また経済の勉強をしているのに、先生も先輩もみんな貧乏そうなのもやる気をなくす理由のひとつでした。おカネ関係の勉強をしていて貧乏っていかがなものか?と思って(笑)」

コロンビア大学大学院では1年余りを過ごしただけで退学し、日本に帰ることにした。

「全部の路地に行きたい」

「ただ、ニューヨークにいる期間を無駄にしないぞと思ってマンハッタン島内をさんざん行き来しましたね。さまざまな交通手段を試しました。浪人時代に御茶ノ水を散策しまくったのと、同じです。

私はマインドが根っからの不動産業者なんだと思います。『こういう機会にいろいろな人と出会いたい』とはならないんです。『全部の路地に行きたい』って思うんです」

そして24歳の時に日本に帰ってきた。家業である不動産業を継ぐことにした。

「その頃はいちばん迷走していた時期ですね。いわゆる自分探しです(笑)。海事代理士の資格を取ったり、フランス語をマスターしたり……目的もはっきりしないままに行動していました」

家業である不動産業といっても、駅前にあるような仲介業者ではない。物件を持つ大家だ。

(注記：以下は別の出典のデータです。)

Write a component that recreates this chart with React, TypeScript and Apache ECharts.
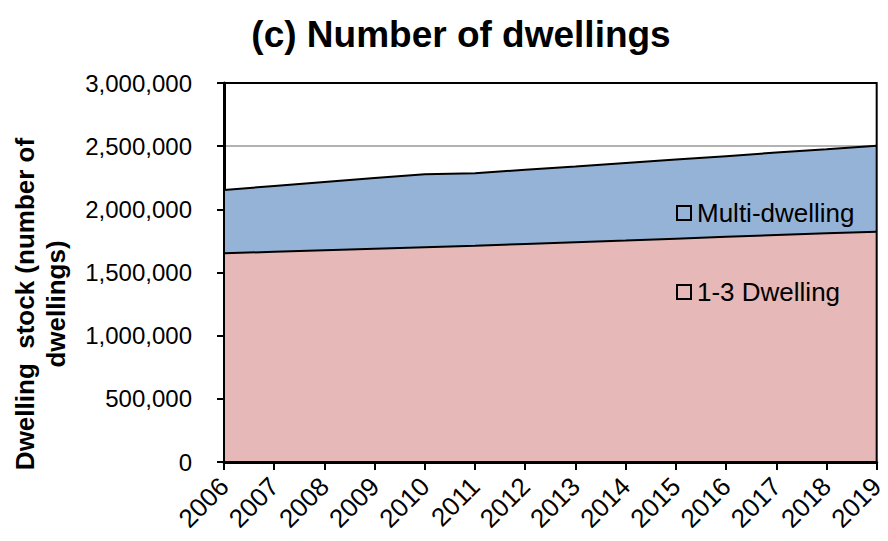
import React, { useEffect, useRef } from "react";
import * as echarts from "echarts";

const years = ["2006", "2007", "2008", "2009", "2010", "2011", "2012", "2013", "2014", "2015", "2016", "2017", "2018", "2019"];
const oneToThreeDwelling = [1652000, 1664000, 1676000, 1688000, 1700000, 1712000, 1726000, 1739000, 1753000, 1768000, 1782000, 1796000, 1810000, 1823000];
const multiDwelling = [501000, 521000, 540000, 560000, 578000, 574000, 587000, 600000, 613000, 626000, 639000, 653000, 666000, 681000];
const yTicks = [0, 500000, 1000000, 1500000, 2000000, 2500000, 3000000];

const FONT = "'Liberation Sans', Arial, sans-serif";

export default function App() {
  const ref = useRef<HTMLDivElement>(null);
  useEffect(() => {
    if (!ref.current) return;
    const chart = echarts.init(ref.current, null, { renderer: "svg" });
    chart.setOption({
      animation: false,
      backgroundColor: "#fff",
      textStyle: { fontFamily: FONT },
      title: {
        text: "(c) Number of dwellings",
        left: 456,
        textAlign: "center",
        top: 11,
        textStyle: { fontFamily: FONT, fontWeight: "bold", fontSize: 37, color: "#000" },
      },
      graphic: [
        {
          type: "text",
          x: 40,
          y: 304,
          rotation: Math.PI / 2,
          style: {
            text: "Dwelling  stock (number of\ndwellings)",
            fontFamily: FONT,
            fontWeight: "bold",
            fontSize: 26,
            lineHeight: 31,
            fill: "#000",
            align: "center",
            verticalAlign: "middle",
          },
        },
      ],
      legend: [
        {
          data: ["Multi-dwelling"],
          left: 676,
          top: 199,
          padding: 0,
          itemWidth: 14,
          itemHeight: 14,
          itemGap: 0,
          selectedMode: false,
          icon: "rect",
          itemStyle: { color: "transparent", borderColor: "#000", borderWidth: 2 },
          textStyle: { fontFamily: FONT, fontSize: 26, lineHeight: 28, color: "#000", padding: [0, 0, 0, 1] },
        },
        {
          data: ["1-3 Dwelling"],
          left: 676,
          top: 278,
          padding: 0,
          itemWidth: 14,
          itemHeight: 14,
          itemGap: 0,
          selectedMode: false,
          icon: "rect",
          itemStyle: { color: "transparent", borderColor: "#000", borderWidth: 2 },
          textStyle: { fontFamily: FONT, fontSize: 26, lineHeight: 28, color: "#000", padding: [0, 0, 0, 1] },
        },
      ],
      grid: {
        left: 224,
        right: 5,
        top: 83,
        bottom: 79,
        show: true,
        borderColor: "#000",
        borderWidth: 2,
        z: 5,
      },
      xAxis: {
        type: "category",
        data: years,
        boundaryGap: false,
        axisLine: { lineStyle: { color: "#000", width: 3 } },
        axisTick: { show: true, length: 8, lineStyle: { color: "#000", width: 2 }, alignWithLabel: true },
        axisLabel: { rotate: 45, fontSize: 26, color: "#000", fontFamily: FONT, margin: 20, interval: 0 },
        splitLine: { show: false },
      },
      yAxis: {
        type: "value",
        min: 0,
        max: 3000000,
        interval: 500000,
        axisLine: { show: true, lineStyle: { color: "#000", width: 3 } },
        axisTick: { show: true, length: 7, lineStyle: { color: "#000", width: 2 } },
        axisLabel: {
          fontSize: 24,
          color: "#000",
          fontFamily: FONT,
          margin: 32,
          formatter: (v: number) => (yTicks.includes(v) ? v.toLocaleString("en-US") : ""),
        },
        splitLine: { show: true, lineStyle: { color: "#999", width: 1.5 } },
      },
      series: [
        {
          name: "1-3 Dwelling",
          type: "line",
          stack: "total",
          data: oneToThreeDwelling,
          symbol: "none",
          color: "#E6B8B7",
          lineStyle: { color: "#000", width: 2 },
          areaStyle: { color: "#E6B8B7", opacity: 1 },
        },
        {
          name: "Multi-dwelling",
          type: "line",
          stack: "total",
          data: multiDwelling,
          symbol: "none",
          color: "#95B3D7",
          lineStyle: { color: "#000", width: 2 },
          areaStyle: { color: "#95B3D7", opacity: 1 },
        },
      ],
    });
    return () => chart.dispose();
  }, []);
  return <div ref={ref} style={{ width: 888, height: 541, position: "absolute", left: 0, top: 0 }} />;
}
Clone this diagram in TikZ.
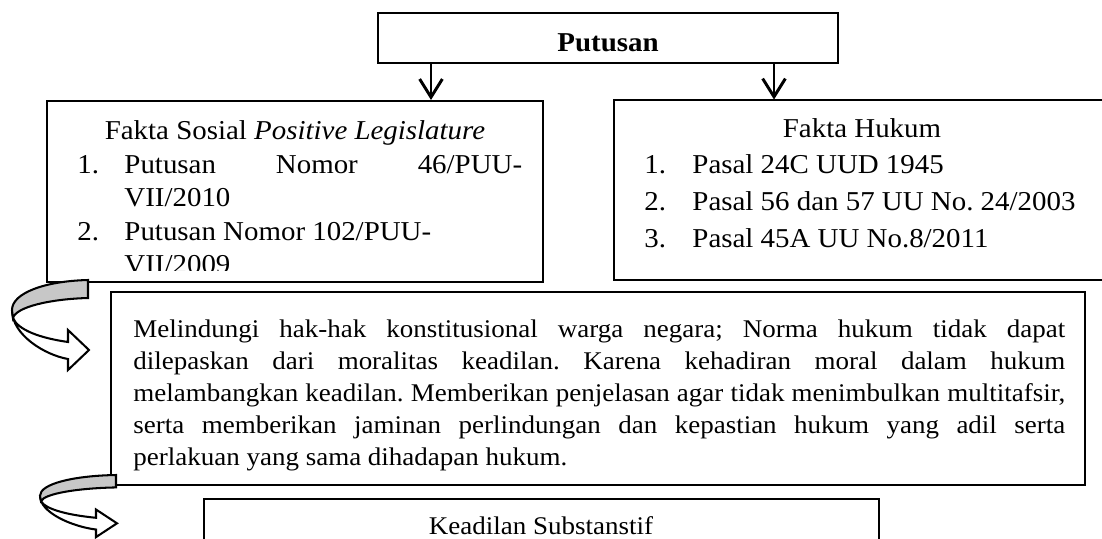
\documentclass[tikz,border=0pt]{standalone}
\usepackage{fontspec}
\setmainfont{Liberation Serif}[FakeStretch=1.06]
\usetikzlibrary{arrows.meta,fit}
\frenchspacing

\tikzset{
  kotak/.style={draw, line width=0.9pt, inner sep=0pt},
  teks/.style={anchor=base west, inner sep=0pt, font=\fontsize{12}{14}\selectfont},
  tekskecil/.style={anchor=base west, inner sep=0pt, font=\fontsize{11.2}{13}\selectfont},
  panah/.style={-{Straight Barb[length=8pt,width=10pt]}, line width=1.3pt},
  lengkung/.pic={
    \filldraw[fill=white, line width=0.9pt] (-76,30) .. controls (-76,55) and (-43,75) .. (-20,79)
      -- (-20,90) -- (1,70) -- (-20,50) -- (-20,62) .. controls (-48,58) and (-70,50) .. (-75,38) -- cycle;
    \filldraw[fill=black!22, line width=0.9pt] (0,0) -- (0,18) .. controls (-38,19) and (-72,27) .. (-75,38)
      -- (-76,30) .. controls (-76,13) and (-43,1) .. (0,0) -- cycle;
  }
}
\newcommand{\baris}[2]{\makebox[#1][s]{#2}}

\begin{document}
\begin{tikzpicture}[x=0.44pt, y={(0pt,-0.44pt)}]
    \useasboundingbox (0,0) rectangle (1102,538);
    \clip (0,0) rectangle (1102,538);

    % kotak atas
    \node[kotak, fit={(378,13) (838,63)}] (putusan) {};
    \node[teks, anchor=base] (judul) at (608,51) {\textbf{Putusan}};

    % fakta sosial
    \node[kotak, fit={(47,101) (543,282)}] (sosial) {};
    \begin{scope}
        \clip (47,101) rectangle (543,270);
        \node[teks, anchor=base] (sosialjudul) at (295,139) {Fakta Sosial \textit{Positive Legislature}};
        \node[teks] (s1) at (77,173) {1.};
        \node[teks] (s1a) at (124,173) {\baris{175pt}{Putusan Nomor 46/PUU-}};
        \node[teks] (s1b) at (124,206) {VII/2010};
        \node[teks] (s2) at (77,240) {2.};
        \node[teks] (s2a) at (124,240) {Putusan Nomor 102/PUU-};
        \node[teks] (s2b) at (124,273) {VII/2009};
    \end{scope}

    % fakta hukum (sisi kanan terpotong)
    \node[inner sep=0pt, fit={(614,100) (1140,280)}] (hukum) {};
    \draw[line width=0.9pt] (hukum.north east) -- (hukum.north west) -- (hukum.south west) -- (hukum.south east);
    \node[teks, anchor=base] (hukumjudul) at (862,137) {Fakta Hukum};
    \node[teks] (h1) at (644,173) {1.};
    \node[teks] (h1a) at (692,173) {Pasal 24C UUD 1945};
    \node[teks] (h2) at (644,210) {2.};
    \node[teks] (h2a) at (692,210) {Pasal 56 dan 57 UU No. 24/2003};
    \node[teks] (h3) at (644,247) {3.};
    \node[teks] (h3a) at (692,247) {Pasal 45A UU No.8/2011};

    \coordinate (ka) at (431,0);
    \coordinate (kb) at (774,0);
    \draw[panah] (putusan.south -| ka) -- (sosial.north -| ka);
    \draw[panah] (putusan.south -| kb) -- (hukum.north -| kb);

    % kotak tengah
    \node[kotak, line width=1.3pt, fit={(111,292) (1085,485)}] (tengah) {};
    \node[tekskecil] (t1) at (133,337) {\baris{410pt}{Melindungi hak-hak konstitusional warga negara; Norma hukum tidak dapat}};
    \node[tekskecil] (t2) at (133,369) {\baris{410pt}{dilepaskan dari moralitas keadilan. Karena kehadiran moral dalam hukum}};
    \node[tekskecil] (t3) at (133,401) {\baris{410pt}{melambangkan keadilan. Memberikan penjelasan agar tidak menimbulkan multitafsir,}};
    \node[tekskecil] (t4) at (133,433) {\baris{410pt}{serta memberikan jaminan perlindungan dan kepastian hukum yang adil serta}};
    \node[tekskecil] (t5) at (133,465) {perlakuan yang sama dihadapan hukum.};

    % kotak bawah
    \node[kotak, fit={(204,499) (879,560)}] (keadilan) {};
    \node[tekskecil, anchor=base] (keadilanjudul) at (541,534) {Keadilan Substanstif};

    % panah lengkung
    \pic at (88,280) {lengkung};
    \pic[yscale=0.69] at (116,475) {lengkung};

\end{tikzpicture}
\end{document}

物件を買って、人に貸し出して収益を得る。大島さんも実際に競売物件などを購入した。大家として新しい物件を仕入れるときに“訳あり物件”を引いてしまうのはなんとしても避けたい。訳あり物件とは具体的には「暴力団の事務所がある」「風俗店の待機所がある」「雨漏りがある」「階段状の道を通らないとたどり着けない」などなどだ。

その中の1つに「人が死んだ物件=事故物件」があった。

物件を探すときのチェック項目の1つとして気にするようになった。事故物件には専門家がいないため、全部自分で調べなければならない。調べてはデータをためていく。